Como a cartilha também é voltada aos servidores, há orientações mais genéricas sobre o que fazer e o que não fazer no local de trabalho.
São atitudes negativas, segundo o guia: defender verdades absolutas, reclamar demais, fazer fofoca, ser inflexível, não estabelecer metas, ter desequilíbrio emocional e desvalorizar o trabalho do colega.
“Boatos e ‘diz que diz’ prejudicam a harmonia e a boa convivência do coletivo, além de frequentemente propagarem informações falsas ou equivocadas”, afirma uma das passagens.

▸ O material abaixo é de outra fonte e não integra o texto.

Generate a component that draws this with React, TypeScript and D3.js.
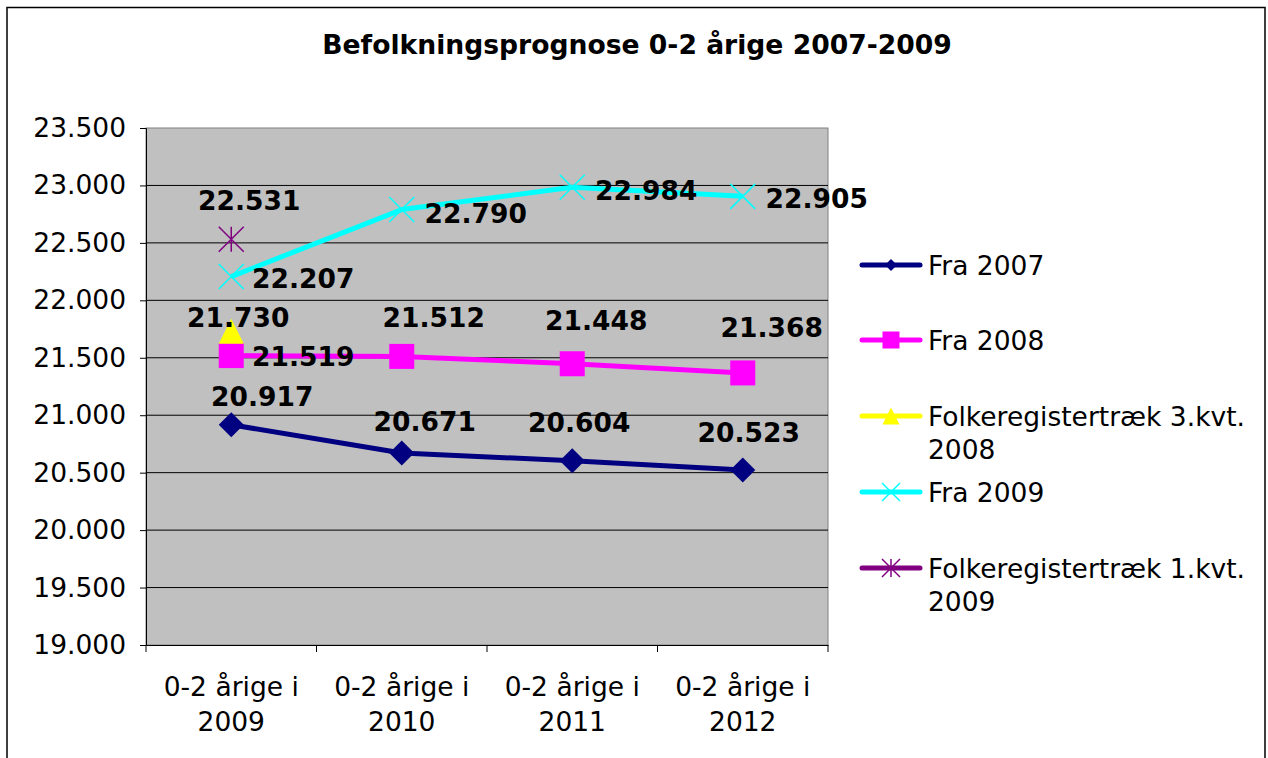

Já como atitudes desejáveis, são listadas: ser proativo, demonstrar interesse em encontrar soluções, ter resiliência, desenvolver trabalho em equipe, prezar pelo bom relacionamento interpessoal, praticar o respeito e ter comprometimento.
“A boa convivência tem limites, exigindo cautela com as brincadeiras”, ressalta outro trecho. “Cada pessoa cria suas próprias diretrizes para ter ou não contato físico. E devemos respeitar, para que não haja mal-entendidos.”
O manual cita o “comprometimento da imagem da Alesp” como um dos danos provocados pelo assédio moral, ao lado de consequências para a vítima, com reflexos psicológicos, físicos, sociais e profissionais. Diz, contudo, que cobranças do dia a dia de trabalho não podem ser consideradas assédio.
A cartilha será lançada nesta quinta em uma solenidade com a presença do presidente da Assembleia, de outros deputados e da procuradora-geral do Estado, Inês Coimbra. O evento, aberto ao público, terá um debate sobre os principais temas do manual e será transmitido pela internet.